Systemic Lupus Erythematosus (SLE)
SLE is a common disorder that involves chronic inflammation in multiple organ systems, which often includes the cardiovascular system. It is well established that patients with SLE have an increased risk for myocardial infarction (MI). This risk is especially elevated in young female patients with SLE. A study using age-matched controls demonstrated a 50-fold increase in the rate of MI in female SLE patients aged 35 to 44 years. From autopsy studies, it is known that patients with SLE have an increased rate of atherosclerosis compared to the general population. The common treatment for SLE, chronic corticosteroid use, has also been associated with higher rates of MI in this population. EPs should have a heightened suspicion for ACS in patients with SLE, especially younger female patients.
Rheumatoid arthritis (RA)
Inflammatory joint diseases (IJD), especially RA, are associated with a substantially increased risk of CAD. Patients with IJD have a higher risk of premature death compared to the general population, and most of this risk can be attributed to CAD. A Dutch population-based study found that the development of CAD in patients with RA was similar to that of patients with diabetes mellitus (DM). A large meta-analysis showed patients with RA had a relative risk of 1.48 for developing CAD compared to patients without RA. Special care should be taken when evaluating patients with RA, or other IJD, who present with acute chest pain, as these patients have an increased risk of CAD similar to that of patients with DM.

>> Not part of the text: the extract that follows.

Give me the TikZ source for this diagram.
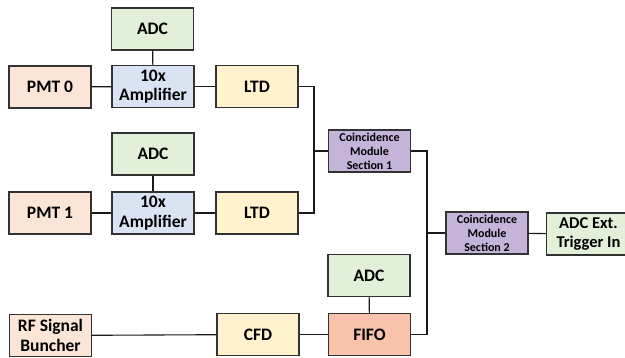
\documentclass[tikz,border=0pt]{standalone}
\usepackage{fontspec}
\setmainfont{Carlito}
\begin{document}
\begin{tikzpicture}[x=1pt,y=-1pt,
  box/.style={draw=boxline,line width=1.1pt,minimum width=82pt,minimum height=42pt,
    inner sep=1pt,align=center,font=\fontsize{17.5}{19.5}\selectfont\bfseries},
  cbox/.style={box,font=\fontsize{12}{14}\selectfont\bfseries},
  wire/.style={draw=wirecol,line width=1.1pt}]
\definecolor{boxline}{RGB}{50,50,50}
\definecolor{wirecol}{RGB}{25,25,25}
\definecolor{pmtcol}{RGB}{251,229,214}
\definecolor{ampcol}{RGB}{218,227,243}
\definecolor{ltdcol}{RGB}{255,242,204}
\definecolor{adccol}{RGB}{226,240,217}
\definecolor{coincol}{RGB}{197,180,218}
\definecolor{fifocol}{RGB}{248,195,170}
\useasboundingbox (0,0) rectangle (625,358);

% channel 0
\node[box,fill=adccol] (adc0) at (152.5,29) {ADC};
\node[box,fill=pmtcol] (pmt0) at (50,87) {PMT 0};
\node[box,fill=ampcol] (amp0) at (153,86.5) {10x\\Amplifier};
\node[box,fill=ltdcol] (ltd0) at (257,86.5) {LTD};
% channel 1
\node[box,fill=adccol] (adc1) at (153,154) {ADC};
\node[box,fill=pmtcol] (pmt1) at (50,213) {PMT 1};
\node[box,fill=ampcol] (amp1) at (153,213) {10x\\Amplifier};
\node[box,fill=ltdcol] (ltd1) at (257,213) {LTD};
% coincidence logic
\node[cbox,fill=coincol] (co1) at (369.5,151) {Coincidence\\Module\\Section 1};
\node[cbox,fill=coincol] (co2) at (487,233) {Coincidence\\Module\\Section 2};
\node[box,fill=adccol,minimum width=84pt,font=\fontsize{16.5}{19.5}\selectfont\bfseries]
  (ext) at (588.5,234) {ADC Ext.\\Trigger In};
% RF branch
\node[box,fill=adccol] (adc2) at (369,275.5) {ADC};
\node[box,fill=pmtcol] (rf) at (50.5,335.5) {RF Signal\\Buncher};
\node[box,fill=ltdcol] (cfd) at (258,334.5) {CFD};
\node[box,fill=fifocol] (fifo) at (369.5,334.5) {FIFO};

% junction points of the merge lines
\coordinate (j1) at (314,151);
\coordinate (j2) at (427,233);

% connections
\path[wire] (pmt0) -- (amp0);
\path[wire] (amp0) -- (ltd0);
\path[wire] (adc0) -- (amp0);
\path[wire] (pmt1) -- (amp1);
\path[wire] (amp1) -- (ltd1);
\path[wire] (adc1) -- (amp1);
\path[wire] (ltd0.east) -| (j1) |- (ltd1.east);
\path[wire] (j1) -- (co1.west);
\path[wire] (co1.east) -| (j2) |- (fifo.east);
\path[wire] (j2) -- (co2.west);
\path[wire] (co2) -- (ext);
\path[wire] (rf) -- (cfd);
\path[wire] (cfd) -- (fifo);
\path[wire] (adc2) -- (fifo);
\end{tikzpicture}
\end{document}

Long-term corticosteroid treatment is used for the management of several conditions that include organ transplantation, inflammatory bowel disease, SLE, and RA. Many of these conditions independently increase a patient’s risk of developing CAD; however, corticosteroids themselves also increase this risk. Long-term corticosteroid use is associated with metabolic and hemodynamic changes that include :
- Insulin resistance
- Weight gain
- Central obesity
A large case-controlled cohort study found a relative risk of acute MI to be 1.42 for patients on long-term oral corticosteroids compared to nonusers. Long-term corticosteroid should be considered a risk factor for CAD due to its side effects and the underlying disease for which they have been prescribed.

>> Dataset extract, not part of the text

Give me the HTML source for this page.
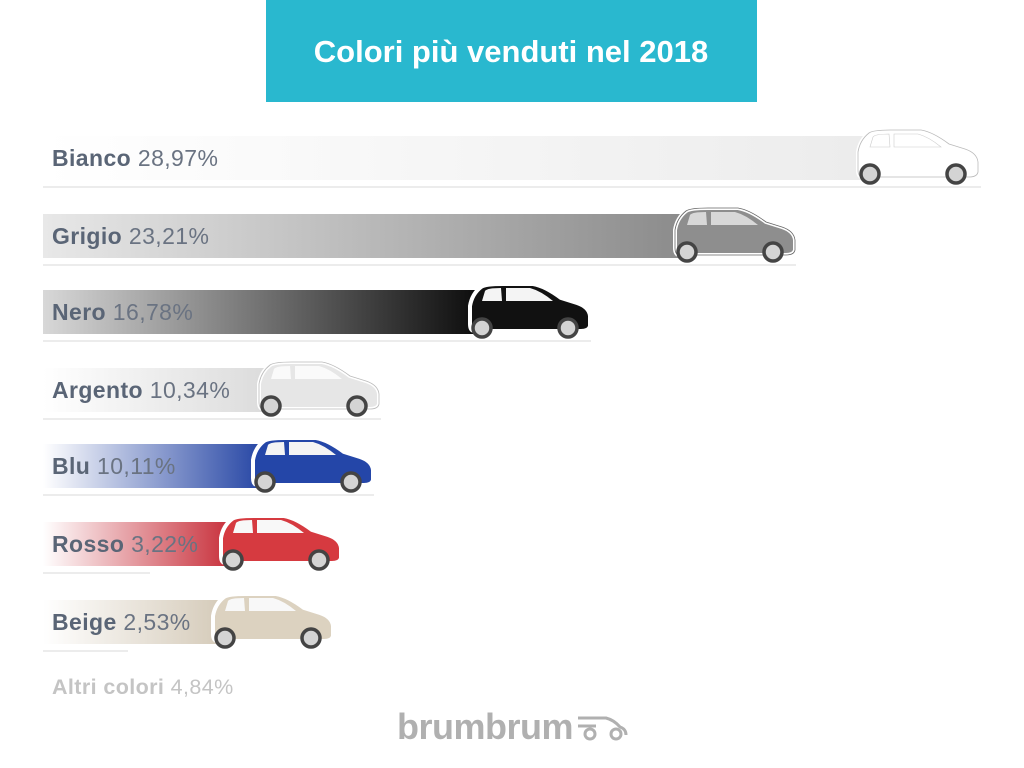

Human Immunodeficiency Virus (HIV)
Patients infected with HIV have been shown to be at increased risk of CAD and ACS, the etiology of which is likely multifactorial. Replication of HIV appears to directly increase the risk of CAD. A study that compared continuous with intermittent antiretroviral therapy (ART) showed a relative risk of 1.5 for nonfatal cardiovascular events for patients in the intermittent ART arm. Antiretroviral therapy (ART) is associated with:
- Decreased high-density lipoprotein
- Insulin resistance
Several large cohort studies have shown an increased rate of MI, specifically treatment with a protease inhibitor (PI). However, two large cohort studies failed to show an increased rate of MI or symptomatic heart disease in patients taking ART. Despite some conflicting data, patients with HIV and AIDS are likely at a higher risk for CAD and ACS.
- Patients with any degree of CKD should be considered to have an increased risk of CAD.
- SLE confers a 50-fold increase in the rate of MI in female patients aged 35 to 44 years.
- Patients with IJD have a risk of CAD similar to that of patients with DM.
- Long-term corticosteroid use causes hyperlipidemia, insulin resistance, weight gain, and central obesity and is a risk factor for CAD.
- HIV patients may be at increased risk of CAD and ACS.